-- Goal --
Find the word "standalone" in the records below. List each line containing it.
══════════
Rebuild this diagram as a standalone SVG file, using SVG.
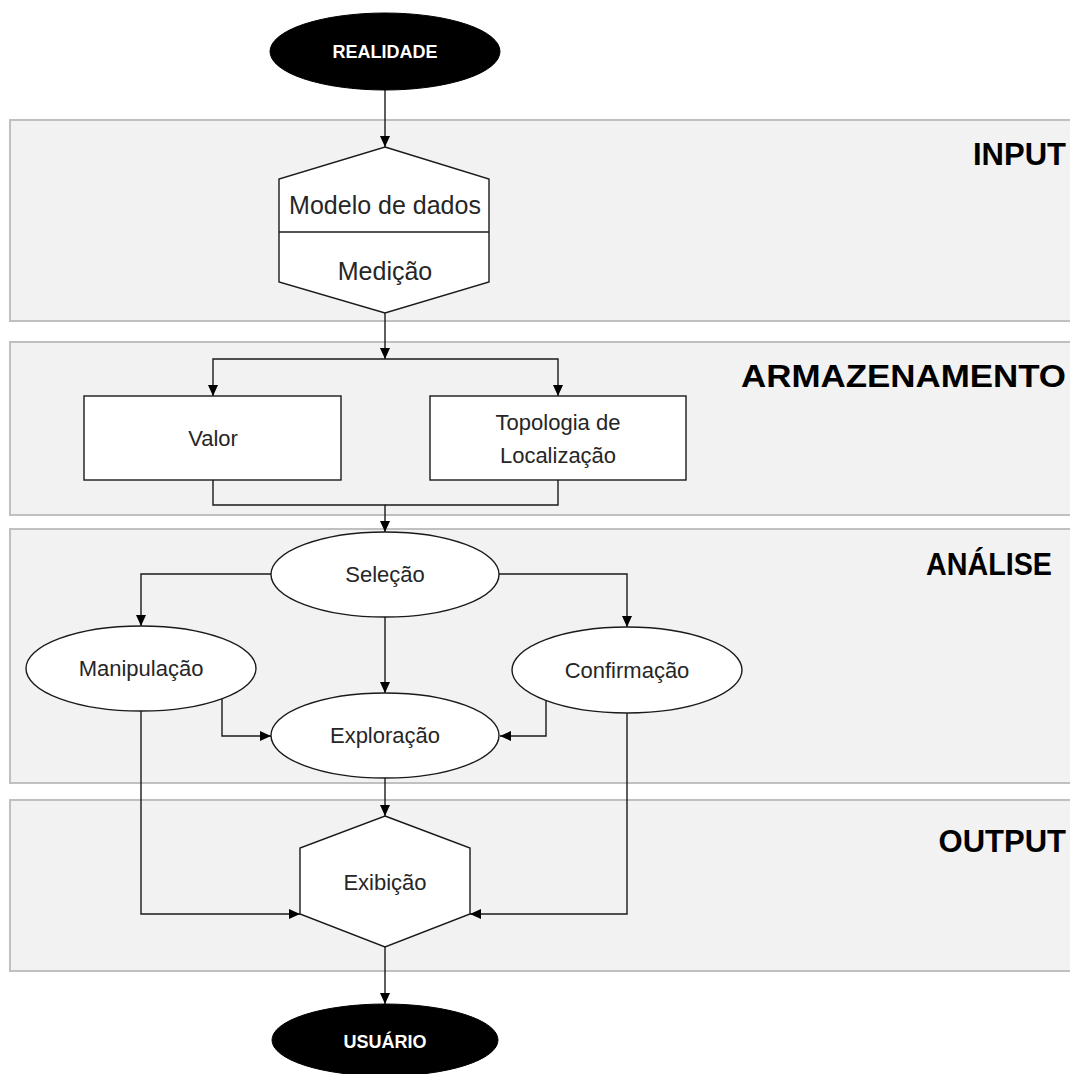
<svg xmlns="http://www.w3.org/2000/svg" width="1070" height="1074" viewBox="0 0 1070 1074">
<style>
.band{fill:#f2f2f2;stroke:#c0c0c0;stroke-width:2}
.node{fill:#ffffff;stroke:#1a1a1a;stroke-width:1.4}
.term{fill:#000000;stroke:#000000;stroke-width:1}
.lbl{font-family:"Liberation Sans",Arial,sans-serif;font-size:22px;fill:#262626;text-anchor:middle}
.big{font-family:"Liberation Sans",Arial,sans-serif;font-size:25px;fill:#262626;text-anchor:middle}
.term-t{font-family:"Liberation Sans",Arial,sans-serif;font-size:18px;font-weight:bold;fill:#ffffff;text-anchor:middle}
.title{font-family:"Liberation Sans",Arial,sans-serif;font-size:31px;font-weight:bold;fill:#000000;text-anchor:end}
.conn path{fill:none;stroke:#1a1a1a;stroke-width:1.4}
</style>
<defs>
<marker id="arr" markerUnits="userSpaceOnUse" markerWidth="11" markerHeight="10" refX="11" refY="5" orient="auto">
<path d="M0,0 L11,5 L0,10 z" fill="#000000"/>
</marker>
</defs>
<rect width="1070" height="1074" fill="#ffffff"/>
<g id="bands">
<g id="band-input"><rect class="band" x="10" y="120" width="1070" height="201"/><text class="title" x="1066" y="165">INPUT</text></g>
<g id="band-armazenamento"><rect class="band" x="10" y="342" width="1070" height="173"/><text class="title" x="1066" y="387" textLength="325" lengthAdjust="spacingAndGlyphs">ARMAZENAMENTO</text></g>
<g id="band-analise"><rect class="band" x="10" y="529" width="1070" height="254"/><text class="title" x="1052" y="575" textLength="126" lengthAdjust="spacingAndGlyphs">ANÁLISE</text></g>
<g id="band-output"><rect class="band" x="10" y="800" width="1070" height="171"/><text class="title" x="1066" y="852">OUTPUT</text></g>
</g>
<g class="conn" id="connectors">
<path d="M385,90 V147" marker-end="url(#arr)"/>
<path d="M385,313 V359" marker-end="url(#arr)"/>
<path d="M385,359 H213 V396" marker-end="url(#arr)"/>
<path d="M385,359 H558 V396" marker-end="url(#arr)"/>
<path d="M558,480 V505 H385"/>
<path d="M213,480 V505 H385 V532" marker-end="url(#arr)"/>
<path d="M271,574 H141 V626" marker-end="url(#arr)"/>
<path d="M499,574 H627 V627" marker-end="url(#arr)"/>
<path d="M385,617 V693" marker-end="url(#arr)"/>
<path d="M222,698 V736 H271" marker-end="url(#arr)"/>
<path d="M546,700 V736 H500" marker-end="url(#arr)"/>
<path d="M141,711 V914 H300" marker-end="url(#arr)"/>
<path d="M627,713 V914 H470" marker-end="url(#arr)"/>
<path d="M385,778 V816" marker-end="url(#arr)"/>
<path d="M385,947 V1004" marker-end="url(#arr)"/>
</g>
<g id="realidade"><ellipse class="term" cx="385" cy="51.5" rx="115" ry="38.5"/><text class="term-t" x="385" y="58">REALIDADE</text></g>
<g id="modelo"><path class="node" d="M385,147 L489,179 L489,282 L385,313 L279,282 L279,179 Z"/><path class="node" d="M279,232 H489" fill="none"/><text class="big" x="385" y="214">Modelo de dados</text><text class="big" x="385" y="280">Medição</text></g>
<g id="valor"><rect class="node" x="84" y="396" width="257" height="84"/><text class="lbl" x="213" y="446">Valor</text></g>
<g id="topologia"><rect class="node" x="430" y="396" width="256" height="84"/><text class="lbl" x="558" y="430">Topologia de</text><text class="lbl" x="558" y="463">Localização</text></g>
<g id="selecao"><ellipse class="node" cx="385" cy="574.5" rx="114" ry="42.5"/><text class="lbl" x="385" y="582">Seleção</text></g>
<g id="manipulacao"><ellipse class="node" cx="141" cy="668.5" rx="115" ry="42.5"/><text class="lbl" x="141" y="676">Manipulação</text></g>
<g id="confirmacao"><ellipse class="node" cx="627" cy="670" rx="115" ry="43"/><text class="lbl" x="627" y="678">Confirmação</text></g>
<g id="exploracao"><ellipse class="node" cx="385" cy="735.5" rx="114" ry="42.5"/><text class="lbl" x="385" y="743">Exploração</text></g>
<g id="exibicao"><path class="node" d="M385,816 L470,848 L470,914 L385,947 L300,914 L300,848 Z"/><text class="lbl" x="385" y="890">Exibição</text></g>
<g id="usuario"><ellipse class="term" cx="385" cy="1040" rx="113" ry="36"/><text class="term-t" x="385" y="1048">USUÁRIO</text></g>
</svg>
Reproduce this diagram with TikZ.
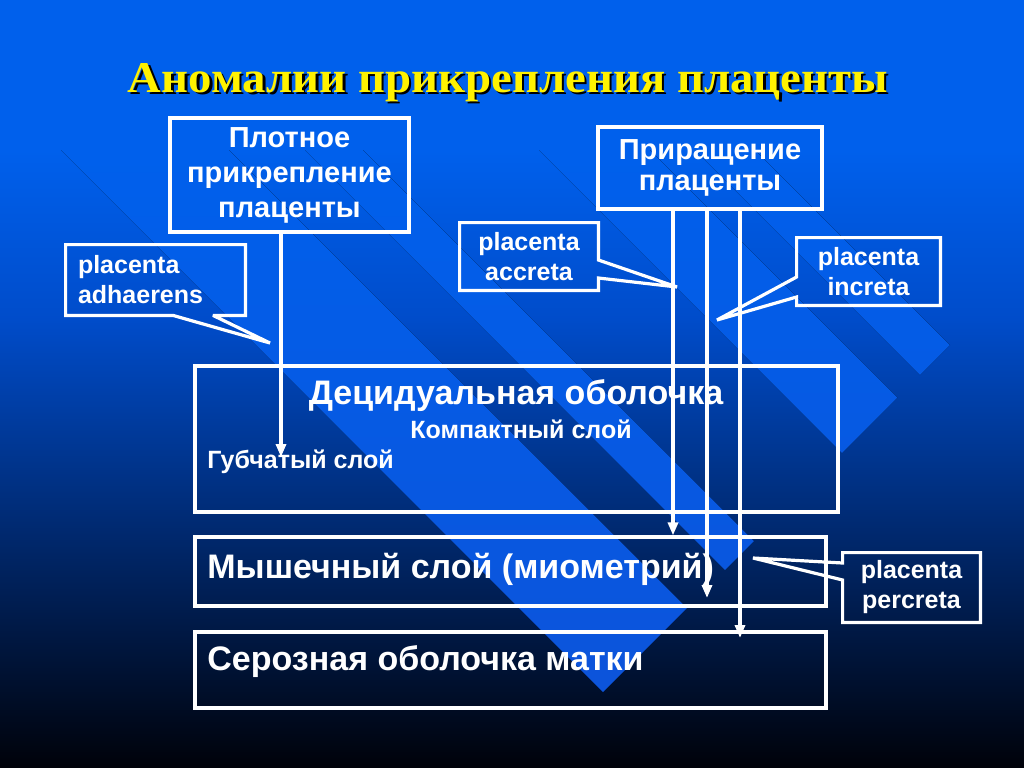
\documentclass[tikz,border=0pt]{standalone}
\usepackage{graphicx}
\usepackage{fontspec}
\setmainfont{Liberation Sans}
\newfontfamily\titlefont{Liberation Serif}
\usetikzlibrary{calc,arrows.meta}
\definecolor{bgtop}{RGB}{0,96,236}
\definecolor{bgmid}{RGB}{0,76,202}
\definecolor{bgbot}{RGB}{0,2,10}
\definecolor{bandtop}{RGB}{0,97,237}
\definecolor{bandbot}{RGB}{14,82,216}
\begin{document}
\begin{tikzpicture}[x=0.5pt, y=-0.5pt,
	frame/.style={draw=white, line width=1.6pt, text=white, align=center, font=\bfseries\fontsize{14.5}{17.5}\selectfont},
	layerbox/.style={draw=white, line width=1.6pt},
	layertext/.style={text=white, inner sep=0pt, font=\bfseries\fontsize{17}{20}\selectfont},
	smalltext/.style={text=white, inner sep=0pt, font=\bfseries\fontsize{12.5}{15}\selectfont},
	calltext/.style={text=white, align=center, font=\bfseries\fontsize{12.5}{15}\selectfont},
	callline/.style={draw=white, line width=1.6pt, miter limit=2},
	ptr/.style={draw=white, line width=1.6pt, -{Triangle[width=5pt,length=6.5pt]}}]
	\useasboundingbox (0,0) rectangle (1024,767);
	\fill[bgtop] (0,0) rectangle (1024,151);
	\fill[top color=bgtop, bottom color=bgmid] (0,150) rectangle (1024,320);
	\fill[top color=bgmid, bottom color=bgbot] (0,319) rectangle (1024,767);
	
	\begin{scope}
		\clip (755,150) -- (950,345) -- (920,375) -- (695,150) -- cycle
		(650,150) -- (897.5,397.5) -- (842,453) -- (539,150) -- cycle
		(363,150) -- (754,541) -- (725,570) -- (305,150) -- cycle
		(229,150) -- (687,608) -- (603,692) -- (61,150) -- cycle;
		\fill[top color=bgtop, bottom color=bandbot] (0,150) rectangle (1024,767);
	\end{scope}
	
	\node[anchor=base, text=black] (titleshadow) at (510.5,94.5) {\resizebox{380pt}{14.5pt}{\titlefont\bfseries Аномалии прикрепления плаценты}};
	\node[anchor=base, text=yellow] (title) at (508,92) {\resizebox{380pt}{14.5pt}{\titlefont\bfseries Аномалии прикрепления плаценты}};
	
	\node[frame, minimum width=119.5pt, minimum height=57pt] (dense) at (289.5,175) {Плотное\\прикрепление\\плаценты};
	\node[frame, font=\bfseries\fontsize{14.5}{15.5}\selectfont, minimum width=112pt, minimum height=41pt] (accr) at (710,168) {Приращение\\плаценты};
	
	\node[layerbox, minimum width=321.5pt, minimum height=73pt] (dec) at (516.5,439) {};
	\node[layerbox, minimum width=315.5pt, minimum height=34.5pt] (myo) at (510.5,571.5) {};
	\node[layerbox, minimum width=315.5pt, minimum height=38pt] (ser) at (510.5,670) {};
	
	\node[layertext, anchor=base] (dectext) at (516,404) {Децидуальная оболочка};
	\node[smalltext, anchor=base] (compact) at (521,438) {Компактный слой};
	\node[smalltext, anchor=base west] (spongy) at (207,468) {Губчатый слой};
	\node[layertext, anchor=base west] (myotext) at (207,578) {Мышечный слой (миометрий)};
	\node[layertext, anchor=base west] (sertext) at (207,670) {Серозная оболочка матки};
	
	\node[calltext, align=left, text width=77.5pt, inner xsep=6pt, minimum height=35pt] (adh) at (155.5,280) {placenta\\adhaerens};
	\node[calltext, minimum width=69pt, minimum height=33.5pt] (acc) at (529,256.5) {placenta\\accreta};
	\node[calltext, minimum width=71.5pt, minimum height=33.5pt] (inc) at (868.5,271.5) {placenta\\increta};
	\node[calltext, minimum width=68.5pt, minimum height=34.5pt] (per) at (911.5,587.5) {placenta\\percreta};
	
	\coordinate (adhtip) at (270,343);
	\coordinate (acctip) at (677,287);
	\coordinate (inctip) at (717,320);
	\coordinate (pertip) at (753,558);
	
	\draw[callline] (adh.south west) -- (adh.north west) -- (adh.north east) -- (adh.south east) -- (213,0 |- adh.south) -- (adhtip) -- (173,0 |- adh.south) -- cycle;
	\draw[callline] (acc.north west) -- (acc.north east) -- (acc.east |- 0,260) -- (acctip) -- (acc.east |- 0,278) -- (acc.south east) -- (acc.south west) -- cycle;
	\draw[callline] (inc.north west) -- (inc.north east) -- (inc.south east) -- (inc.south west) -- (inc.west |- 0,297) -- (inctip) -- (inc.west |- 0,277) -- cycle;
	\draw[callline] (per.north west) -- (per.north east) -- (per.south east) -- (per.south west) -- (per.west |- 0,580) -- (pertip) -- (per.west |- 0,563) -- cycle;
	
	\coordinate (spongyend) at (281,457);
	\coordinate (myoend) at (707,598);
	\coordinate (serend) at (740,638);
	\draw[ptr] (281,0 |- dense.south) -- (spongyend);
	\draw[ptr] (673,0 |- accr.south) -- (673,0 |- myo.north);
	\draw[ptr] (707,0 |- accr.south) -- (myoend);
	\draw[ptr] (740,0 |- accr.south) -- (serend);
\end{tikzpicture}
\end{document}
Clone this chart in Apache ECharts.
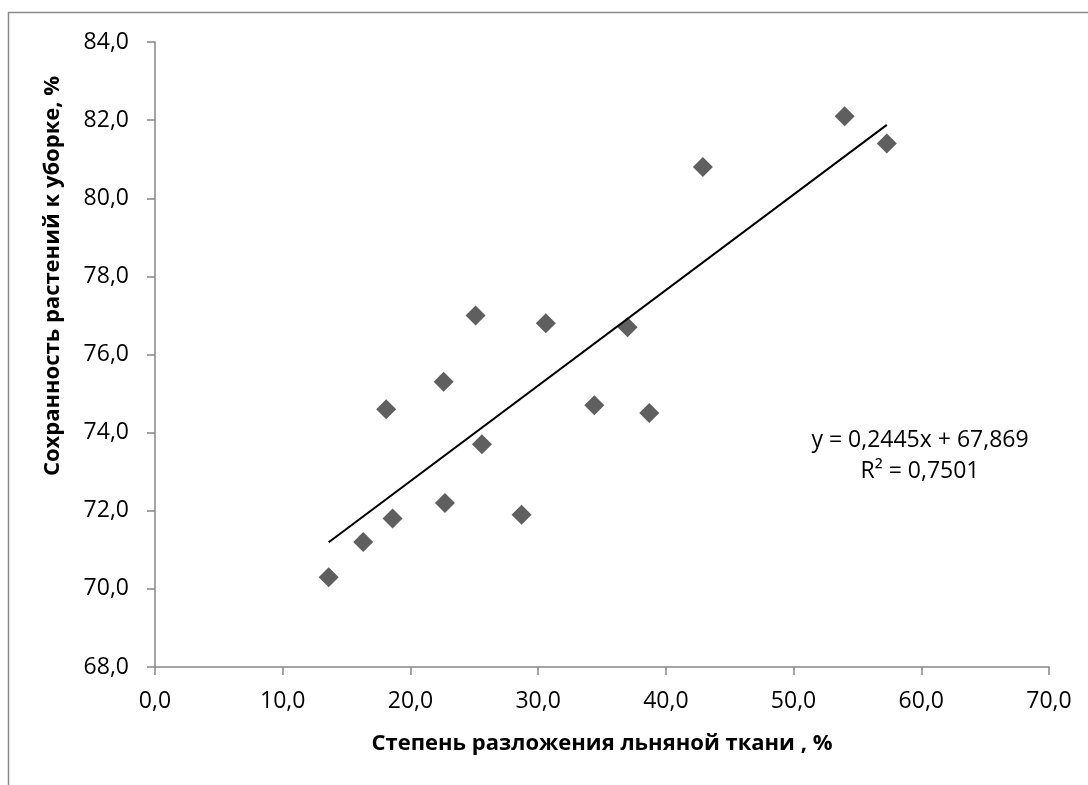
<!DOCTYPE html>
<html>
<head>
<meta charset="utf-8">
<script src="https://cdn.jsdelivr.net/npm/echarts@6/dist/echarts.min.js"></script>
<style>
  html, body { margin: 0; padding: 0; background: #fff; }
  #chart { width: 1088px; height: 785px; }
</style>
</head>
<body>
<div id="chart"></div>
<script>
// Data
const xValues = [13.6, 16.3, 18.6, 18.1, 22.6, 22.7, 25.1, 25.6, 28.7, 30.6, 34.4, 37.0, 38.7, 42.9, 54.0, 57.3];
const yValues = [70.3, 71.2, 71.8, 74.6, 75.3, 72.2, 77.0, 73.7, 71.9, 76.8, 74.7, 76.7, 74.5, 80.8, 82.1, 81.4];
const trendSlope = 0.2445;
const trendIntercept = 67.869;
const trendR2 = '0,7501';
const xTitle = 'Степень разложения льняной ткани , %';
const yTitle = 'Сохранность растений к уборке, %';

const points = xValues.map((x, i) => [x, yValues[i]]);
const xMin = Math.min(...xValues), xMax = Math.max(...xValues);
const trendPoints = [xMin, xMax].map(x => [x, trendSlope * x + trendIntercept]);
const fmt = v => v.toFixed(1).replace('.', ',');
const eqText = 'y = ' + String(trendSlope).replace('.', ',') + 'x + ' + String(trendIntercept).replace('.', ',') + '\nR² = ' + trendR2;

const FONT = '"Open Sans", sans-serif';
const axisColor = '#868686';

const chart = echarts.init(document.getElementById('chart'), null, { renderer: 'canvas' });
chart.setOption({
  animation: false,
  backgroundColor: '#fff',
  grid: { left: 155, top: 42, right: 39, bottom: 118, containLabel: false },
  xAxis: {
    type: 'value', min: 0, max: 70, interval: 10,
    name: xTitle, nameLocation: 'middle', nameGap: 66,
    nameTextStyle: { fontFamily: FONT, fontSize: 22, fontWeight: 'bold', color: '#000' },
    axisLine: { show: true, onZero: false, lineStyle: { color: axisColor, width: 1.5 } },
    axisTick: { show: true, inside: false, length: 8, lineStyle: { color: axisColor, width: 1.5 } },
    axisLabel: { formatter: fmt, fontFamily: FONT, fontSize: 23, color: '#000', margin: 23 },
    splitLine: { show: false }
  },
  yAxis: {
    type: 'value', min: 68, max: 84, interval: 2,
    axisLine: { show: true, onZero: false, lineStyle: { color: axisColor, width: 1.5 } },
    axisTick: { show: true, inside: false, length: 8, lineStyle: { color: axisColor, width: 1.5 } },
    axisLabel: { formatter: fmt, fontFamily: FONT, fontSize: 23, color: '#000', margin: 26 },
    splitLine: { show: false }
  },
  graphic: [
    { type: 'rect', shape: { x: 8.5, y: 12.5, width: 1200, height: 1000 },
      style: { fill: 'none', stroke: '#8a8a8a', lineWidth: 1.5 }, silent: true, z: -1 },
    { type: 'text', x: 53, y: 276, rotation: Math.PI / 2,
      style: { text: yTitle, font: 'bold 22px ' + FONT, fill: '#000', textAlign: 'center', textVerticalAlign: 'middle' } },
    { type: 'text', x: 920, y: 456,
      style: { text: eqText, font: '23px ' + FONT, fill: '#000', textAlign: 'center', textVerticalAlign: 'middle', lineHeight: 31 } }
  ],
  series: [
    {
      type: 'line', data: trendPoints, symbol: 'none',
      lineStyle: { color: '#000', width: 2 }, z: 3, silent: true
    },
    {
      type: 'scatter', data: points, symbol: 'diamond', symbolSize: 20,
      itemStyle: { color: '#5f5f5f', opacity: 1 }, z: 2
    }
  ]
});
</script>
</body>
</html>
══════════
-- Answer below --
Rebuild this diagram as a standalone SVG file, using SVG.
\documentclass[tikz,border=0pt]{standalone}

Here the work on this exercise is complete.